1. Mac, the knife
A friend couldn’t believe that I spent a fortune on my Japanese knives. Why, she asked, when most restaurant chefs would use ordinary $10 knives. What she didn’t know, of course, was that those were restaurant-supplied knives. What restaurateur in his right mind would invest in expensive knives that he knew would simply be thrown around in the kitchen by the commis and mindlessly tossed into the dishwasher by the busboys?
If I had a maid, if I didn’t have to cut and chop the food myself, if I didn’t yet know the deep, inexplicable pleasure of feeling the blade slice ever so smoothly through a tomato, if I hadn’t ever held a knife with such reassuring heft and balance, then an inexpensive knife would certainly do.
2. Le Creuset Dutch Oven
One word: adobo.
I swear nothing’s as perfect for cooking adobo and our other vinegary stews as an enamelled cast-iron dutch oven. Somehow, stainless steel taints the dish with a subtle, but off-putting “tinny” taste, close to that of raw vinegar. This is where I cooked my best adobo yet, and two other dishes I had cooked before – Moroccan beef stew and kare-kare – also turned out much better, with more intensified, well-blended flavors.

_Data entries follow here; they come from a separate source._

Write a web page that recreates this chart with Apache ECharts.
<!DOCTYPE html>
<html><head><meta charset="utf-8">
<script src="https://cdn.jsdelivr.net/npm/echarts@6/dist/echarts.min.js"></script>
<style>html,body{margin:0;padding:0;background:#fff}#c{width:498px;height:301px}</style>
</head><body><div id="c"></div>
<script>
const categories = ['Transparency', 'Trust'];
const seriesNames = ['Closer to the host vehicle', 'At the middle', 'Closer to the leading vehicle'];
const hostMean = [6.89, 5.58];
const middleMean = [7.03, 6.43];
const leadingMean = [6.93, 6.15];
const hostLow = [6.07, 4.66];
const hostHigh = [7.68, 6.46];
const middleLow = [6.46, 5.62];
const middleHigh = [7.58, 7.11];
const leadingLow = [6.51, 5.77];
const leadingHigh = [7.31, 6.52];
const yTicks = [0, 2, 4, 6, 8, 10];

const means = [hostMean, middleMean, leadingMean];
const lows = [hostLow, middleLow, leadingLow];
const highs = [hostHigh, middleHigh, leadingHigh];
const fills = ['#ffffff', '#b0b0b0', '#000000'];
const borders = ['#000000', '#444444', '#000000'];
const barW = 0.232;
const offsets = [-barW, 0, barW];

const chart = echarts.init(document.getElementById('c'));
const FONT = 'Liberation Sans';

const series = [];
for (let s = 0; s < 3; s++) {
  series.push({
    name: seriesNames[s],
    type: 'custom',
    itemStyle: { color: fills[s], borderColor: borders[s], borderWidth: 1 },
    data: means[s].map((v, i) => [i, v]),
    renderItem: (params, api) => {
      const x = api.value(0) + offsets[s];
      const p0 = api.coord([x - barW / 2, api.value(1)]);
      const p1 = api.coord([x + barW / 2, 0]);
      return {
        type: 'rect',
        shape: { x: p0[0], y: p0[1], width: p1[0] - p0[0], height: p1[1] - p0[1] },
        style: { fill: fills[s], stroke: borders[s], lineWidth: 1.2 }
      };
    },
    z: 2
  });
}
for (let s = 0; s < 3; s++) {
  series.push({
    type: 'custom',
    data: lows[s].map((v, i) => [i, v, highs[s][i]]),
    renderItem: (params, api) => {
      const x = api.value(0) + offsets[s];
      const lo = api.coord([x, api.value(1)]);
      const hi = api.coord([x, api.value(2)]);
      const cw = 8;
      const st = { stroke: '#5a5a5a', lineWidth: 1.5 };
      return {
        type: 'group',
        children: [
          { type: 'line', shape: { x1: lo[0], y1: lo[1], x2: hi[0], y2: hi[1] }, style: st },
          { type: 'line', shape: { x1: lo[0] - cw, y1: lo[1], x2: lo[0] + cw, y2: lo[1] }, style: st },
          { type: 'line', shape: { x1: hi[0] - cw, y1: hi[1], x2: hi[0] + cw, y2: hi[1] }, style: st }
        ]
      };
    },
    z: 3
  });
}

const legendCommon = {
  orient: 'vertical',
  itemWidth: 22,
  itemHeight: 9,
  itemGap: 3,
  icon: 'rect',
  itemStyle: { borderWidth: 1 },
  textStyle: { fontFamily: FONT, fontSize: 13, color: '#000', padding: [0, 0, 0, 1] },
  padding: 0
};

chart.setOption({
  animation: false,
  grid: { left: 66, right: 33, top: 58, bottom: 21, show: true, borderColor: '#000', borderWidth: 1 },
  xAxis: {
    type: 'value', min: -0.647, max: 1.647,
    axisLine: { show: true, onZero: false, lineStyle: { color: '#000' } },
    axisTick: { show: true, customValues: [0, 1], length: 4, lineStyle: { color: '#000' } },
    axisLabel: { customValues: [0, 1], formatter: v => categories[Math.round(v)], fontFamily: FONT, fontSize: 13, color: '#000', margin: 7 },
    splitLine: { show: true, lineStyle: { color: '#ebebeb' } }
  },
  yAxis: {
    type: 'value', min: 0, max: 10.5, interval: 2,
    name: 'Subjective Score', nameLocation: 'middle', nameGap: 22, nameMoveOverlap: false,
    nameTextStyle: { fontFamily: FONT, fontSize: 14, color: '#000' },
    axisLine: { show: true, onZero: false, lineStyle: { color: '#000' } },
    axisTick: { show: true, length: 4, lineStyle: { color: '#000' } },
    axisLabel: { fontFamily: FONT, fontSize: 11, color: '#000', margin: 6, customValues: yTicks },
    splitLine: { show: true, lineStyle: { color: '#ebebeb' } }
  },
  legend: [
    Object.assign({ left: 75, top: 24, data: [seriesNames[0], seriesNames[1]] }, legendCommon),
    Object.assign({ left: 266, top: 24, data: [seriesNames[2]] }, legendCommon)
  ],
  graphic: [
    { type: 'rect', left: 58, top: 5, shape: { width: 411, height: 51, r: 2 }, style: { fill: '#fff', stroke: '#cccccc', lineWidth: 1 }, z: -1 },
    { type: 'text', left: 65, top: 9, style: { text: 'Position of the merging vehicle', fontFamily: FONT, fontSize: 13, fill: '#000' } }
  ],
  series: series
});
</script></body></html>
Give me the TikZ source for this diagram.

Why Le Creuset? Well, it’s a classic that’s been around long enough to trust (86 years, to be exact). And it’s still produced in a foundry in France, using time-tested sand casting methods, finished by hand and sprayed with 2 coats of enamel, each fired at 800°C. That’s solid, single-piece construction which, in the kitchen, translates to even heat distribution, the kind we need for slow-cooking, braising or roasting.
I’m told I can even bake bread in it!
3. Nespresso Coffee Maker
First, I fell in love with the design.
Then I marvelled at the engineering. Just power on, pop a pod, push a button. No more fumbling with the coffee jar, no more eternities to wait for until the coffee steeps. No surprises; my coffee would taste the same each time, not bolder nor blander than the day before or the next. Best of all, no more coffee moments marred by having to trash the dregs or hose them down the drain.
There’s more to mornings, and life, than struggling to make a perfect cup. I’d rather try perfecting a sunnyside-up.
4. Le Creuset Butter Bell
Trust the French to find a way to keep butter fresh and spreadable, for up to 30 days without refrigeration. It’s such simple science – all a butter bell (also called butter crock) needs is about half a cup of cold, fresh water and a cool spot on your countertop.
No longer ripping my toast with hard, refrigerated butter… wow, that’s life-changing.
5. Ikea Dinera Dinnerware
They look and feel like the Noritake Colorwave Stoneware set I have in Manila. But at $2 a piece, they don’t break my heart everytime I break a bowl or a cup.